**Raw data**
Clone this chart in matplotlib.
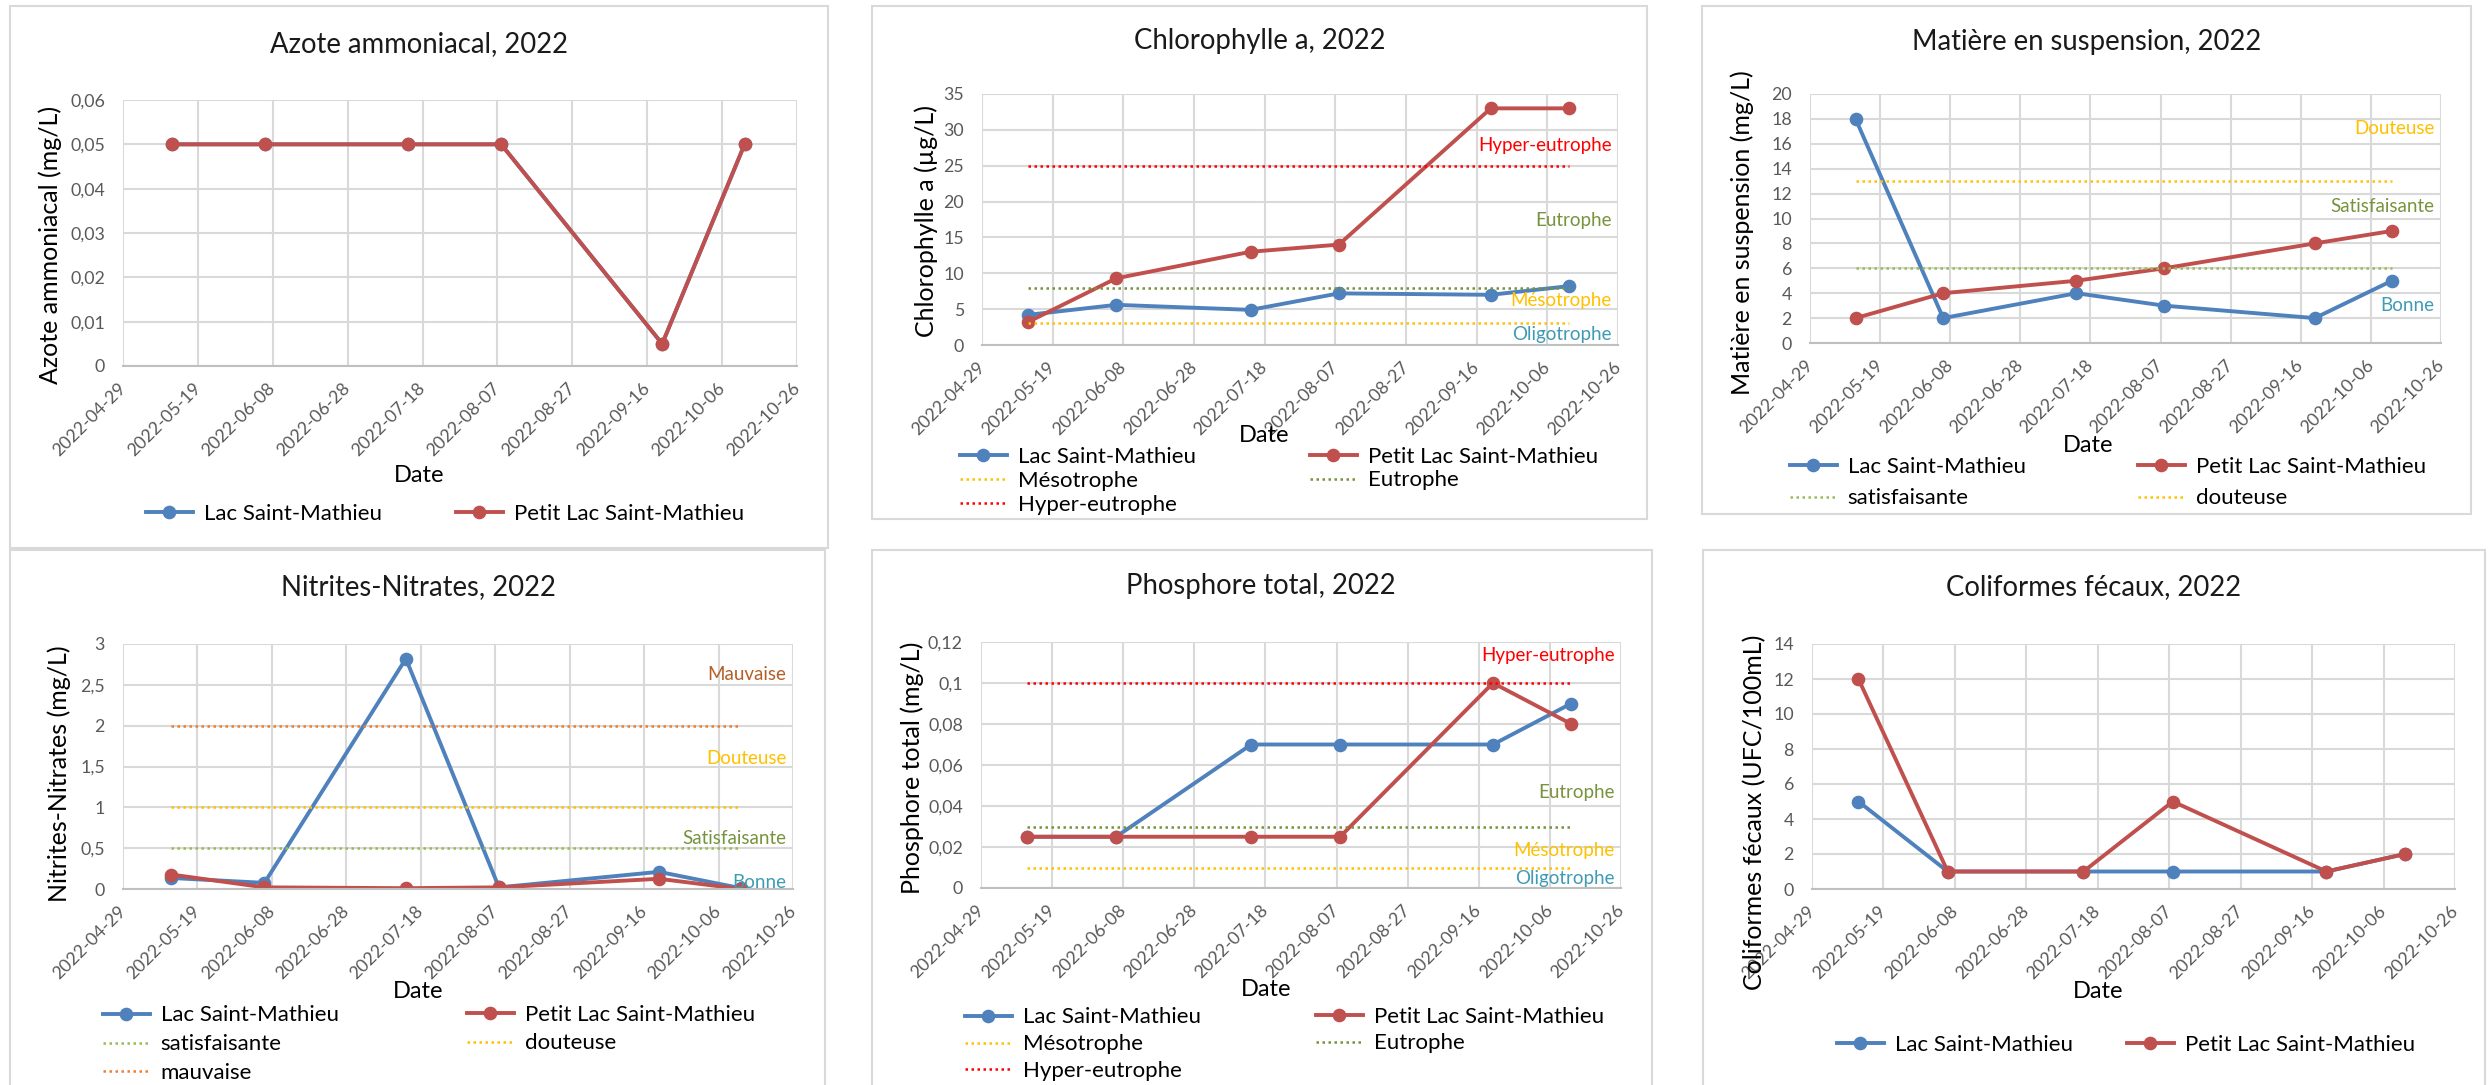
import matplotlib.pyplot as plt
import numpy as np
from matplotlib.legend import Legend

W, H = 2489, 1085
plt.rcParams['font.family'] = ['Lato', 'DejaVu Sans']

# sampling campaigns, 2022
sampleDates = np.array(['2022-05-12', '2022-06-06', '2022-07-14', '2022-08-08', '2022-09-20', '2022-10-12'],
                       dtype='datetime64[D]')
tickLabels = ['2022-04-29', '2022-05-19', '2022-06-08', '2022-06-28', '2022-07-18',
              '2022-08-07', '2022-08-27', '2022-09-16', '2022-10-06', '2022-10-26']

azoteLac = [0.05, 0.05, 0.05, 0.05, 0.005, 0.05]
azotePetit = [0.05, 0.05, 0.05, 0.05, 0.005, 0.05]

chloroLac = [4.2, 5.6, 4.9, 7.2, 7.0, 8.2]
chloroPetit = [3.2, 9.3, 13.0, 14.0, 33.0, 33.0]

mesLac = [18, 2, 4, 3, 2, 5]
mesPetit = [2, 4, 5, 6, 8, 9]

nitritesLac = [0.135, 0.075, 2.82, 0.02, 0.21, 0.01]
nitritesPetit = [0.177, 0.02, 0.01, 0.02, 0.125, 0.0]

phosphoreLac = [0.025, 0.025, 0.07, 0.07, 0.07, 0.09]
phosphorePetit = [0.025, 0.025, 0.025, 0.025, 0.1, 0.08]

coliformesLac = [5, 1, 1, 1, 1, 2]
coliformesPetit = [12, 1, 1, 5, 1, 2]

# trophic / quality class limits
chloroLimits = [('Mésotrophe', 3), ('Eutrophe', 8), ('Hyper-eutrophe', 25)]
mesLimits = [('satisfaisante', 6), ('douteuse', 13)]
nitritesLimits = [('satisfaisante', 0.5), ('douteuse', 1), ('mauvaise', 2)]
phosphoreLimits = [('Mésotrophe', 0.01), ('Eutrophe', 0.03), ('Hyper-eutrophe', 0.1)]

BLUE = '#4F81BD'
RED = '#C0504D'
LIMIT_COLORS = {'Mésotrophe': '#FFC000', 'Eutrophe': '#77933C', 'Hyper-eutrophe': '#FF0000',
                'satisfaisante': '#9BBB59', 'douteuse': '#FFC000', 'mauvaise': '#ED7D31'}
CLASS_COLORS = {'Hyper-eutrophe': '#FF0000', 'Eutrophe': '#77933C', 'Mésotrophe': '#FFC000',
                'Oligotrophe': '#3E9BB3', 'Mauvaise': '#B45F25', 'Douteuse': '#FFC000',
                'Satisfaisante': '#77933C', 'Bonne': '#3E9BB3'}

LEGEND_SIZE = 16
fig = plt.figure(figsize=(W / 100, H / 100), dpi=100)


def fx(x):
    return x / W


def fy(y):
    return 1 - y / H


def decimalComma(v):
    return f'{v:g}'.replace('.', ',')


def drawChart(frame, area, title, ylabel, lac, petit, yticks, limits, classes,
              titleAt, ylabelAt, dateAt, legendRows, legendCols):
    x0, y0, x1, y1 = frame
    fig.add_artist(plt.Rectangle((fx(x0), fy(y1)), (x1 - x0) / W, (y1 - y0) / H,
                                 transform=fig.transFigure, fill=False,
                                 edgecolor='#D9D9D9', lw=1.5))
    l, t, r, b = area
    ax = fig.add_axes([fx(l), fy(b), (r - l) / W, (b - t) / H])

    handles = []
    handles.append(ax.plot(sampleDates, lac, color=BLUE, lw=2.8, marker='o', ms=8.8,
                           label='Lac Saint-Mathieu')[0])
    handles.append(ax.plot(sampleDates, petit, color=RED, lw=2.8, marker='o', ms=8.8,
                           label='Petit Lac Saint-Mathieu')[0])
    for name, value in limits:
        handles.append(ax.plot(sampleDates[[0, -1]], [value, value], color=LIMIT_COLORS[name],
                               lw=1.8, ls=(0, (1, 1.4)), label=name)[0])

    for name, yPos in classes:
        ax.text(0.99, yPos, name, transform=ax.get_yaxis_transform(), ha='right', va='center',
                fontsize=13.5, color=CLASS_COLORS[name])

    ticks = np.array(tickLabels, dtype='datetime64[D]')
    ax.set_xlim(ticks[0], ticks[-1])
    ax.set_xticks(ticks)
    ax.set_xticklabels(tickLabels)
    for lbl in ax.get_xticklabels():
        lbl.set_rotation(45)
        lbl.set_ha('right')
        lbl.set_va('center')
        lbl.set_rotation_mode('anchor')
    ax.set_ylim(yticks[0], yticks[-1])
    ax.set_yticks(yticks)
    ax.set_yticklabels([decimalComma(v) for v in yticks])

    ax.tick_params(length=0, labelsize=12.8, labelcolor='#595959')
    ax.tick_params(axis='x', pad=14)
    ax.tick_params(axis='y', pad=13)
    for side in ['top', 'right', 'left']:
        ax.spines[side].set_visible(False)
    ax.spines['bottom'].set_color('#BFBFBF')
    ax.spines['bottom'].set_linewidth(1.5)
    ax.grid(True, color='#D9D9D9', lw=1.5)
    ax.set_axisbelow(True)

    fig.text(fx(titleAt[0]), fy(titleAt[1]), title, ha='center', va='center',
             fontsize=19.8, color='#1A1A1A')
    fig.text(fx(ylabelAt[0]), fy(ylabelAt[1]), ylabel, ha='center', va='center',
             rotation=90, fontsize=18, color='#000000')
    fig.text(fx(dateAt[0]), fy(dateAt[1]), 'Date', ha='center', va='center',
             fontsize=17, color='#000000')

    # Excel fills its legend row by row, two entries per row
    fsPx = LEGEND_SIZE * 100 / 72
    pitch = legendRows[1] - legendRows[0] if len(legendRows) > 1 else 25
    for c, colX in enumerate(legendCols):
        colHandles = handles[c::2]
        if not colHandles:
            continue
        rowsY = legendRows[:len(colHandles)]
        leg = Legend(ax, colHandles, [h.get_label() for h in colHandles],
                     loc='center left', bbox_to_anchor=(fx(colX), fy(np.mean(rowsY))),
                     bbox_transform=fig.transFigure, frameon=False, borderpad=0,
                     borderaxespad=0, handlelength=2.1, handletextpad=0.5,
                     labelspacing=max(pitch - 0.95 * fsPx, 0) / fsPx,
                     fontsize=LEGEND_SIZE, numpoints=1)
        ax.add_artist(leg)
    return ax


drawChart((10, 6, 828, 548), (123, 100, 797, 366), 'Azote ammoniacal, 2022',
          'Azote ammoniacal (mg/L)', azoteLac, azotePetit,
          np.arange(0, 0.061, 0.01), [], [],
          (419, 44), (50, 245), (419, 475), [514], [146, 456])

drawChart((872, 6, 1647, 519), (982, 94, 1618, 345), 'Chlorophylle a, 2022',
          'Chlorophylle a (µg/L)', chloroLac, chloroPetit,
          np.arange(0, 36, 5), chloroLimits,
          [('Hyper-eutrophe', 27.8), ('Eutrophe', 17.4), ('Mésotrophe', 6.2), ('Oligotrophe', 1.5)],
          (1260, 41), (926, 221), (1264, 436), [456, 481, 506], [960, 1310])

drawChart((1702, 6, 2471, 514), (1810, 94, 2441, 343), 'Matière en suspension, 2022',
          'Matière en suspension (mg/L)', mesLac, mesPetit,
          np.arange(0, 21, 2), mesLimits,
          [('Douteuse', 17.2), ('Satisfaisante', 11.0), ('Bonne', 3.0)],
          (2087, 42), (1742, 233), (2088, 446), [466, 499], [1790, 2138])

drawChart((10, 550, 825, 1095), (123, 644, 793, 889), 'Nitrites-Nitrates, 2022',
          'Nitrites-Nitrates (mg/L)', nitritesLac, nitritesPetit,
          np.arange(0, 3.01, 0.5), nitritesLimits,
          [('Mauvaise', 2.63), ('Douteuse', 1.6), ('Satisfaisante', 0.62), ('Bonne', 0.076)],
          (418, 587), (59, 774), (418, 992), [1014, 1044, 1075], [103, 467])

drawChart((872, 550, 1652, 1095), (981, 642, 1621, 888), 'Phosphore total, 2022',
          'Phosphore total (mg/L)', phosphoreLac, phosphorePetit,
          np.arange(0, 0.121, 0.02), phosphoreLimits,
          [('Hyper-eutrophe', 0.1133), ('Eutrophe', 0.0464), ('Mésotrophe', 0.0183), ('Oligotrophe', 0.0047)],
          (1261, 586), (912, 768), (1266, 990), [1016, 1044, 1073], [965, 1316])

drawChart((1703, 550, 2485, 1095), (1812, 644, 2455, 889), 'Coliformes fécaux, 2022',
          'Coliformes fécaux (UFC/100mL)', coliformesLac, coliformesPetit,
          np.arange(0, 15, 2), [], [],
          (2094, 587), (1755, 812), (2098, 992), [1045], [1837, 2127])

fig.savefig('out.png', dpi=100)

**Given task**
Exactly as written, please give again the lines from the beginning of the listing through the line containing "chloroPetit = [3.2, 9.3, 13.0, 14.0, 33.0, 33.0]", inclusive, without any pictures.

**Correct output**
Clone this chart in matplotlib.
import matplotlib.pyplot as plt
import numpy as np
from matplotlib.legend import Legend

W, H = 2489, 1085
plt.rcParams['font.family'] = ['Lato', 'DejaVu Sans']

# sampling campaigns, 2022
sampleDates = np.array(['2022-05-12', '2022-06-06', '2022-07-14', '2022-08-08', '2022-09-20', '2022-10-12'],
                       dtype='datetime64[D]')
tickLabels = ['2022-04-29', '2022-05-19', '2022-06-08', '2022-06-28', '2022-07-18',
              '2022-08-07', '2022-08-27', '2022-09-16', '2022-10-06', '2022-10-26']

azoteLac = [0.05, 0.05, 0.05, 0.05, 0.005, 0.05]
azotePetit = [0.05, 0.05, 0.05, 0.05, 0.005, 0.05]

chloroLac = [4.2, 5.6, 4.9, 7.2, 7.0, 8.2]
chloroPetit = [3.2, 9.3, 13.0, 14.0, 33.0, 33.0]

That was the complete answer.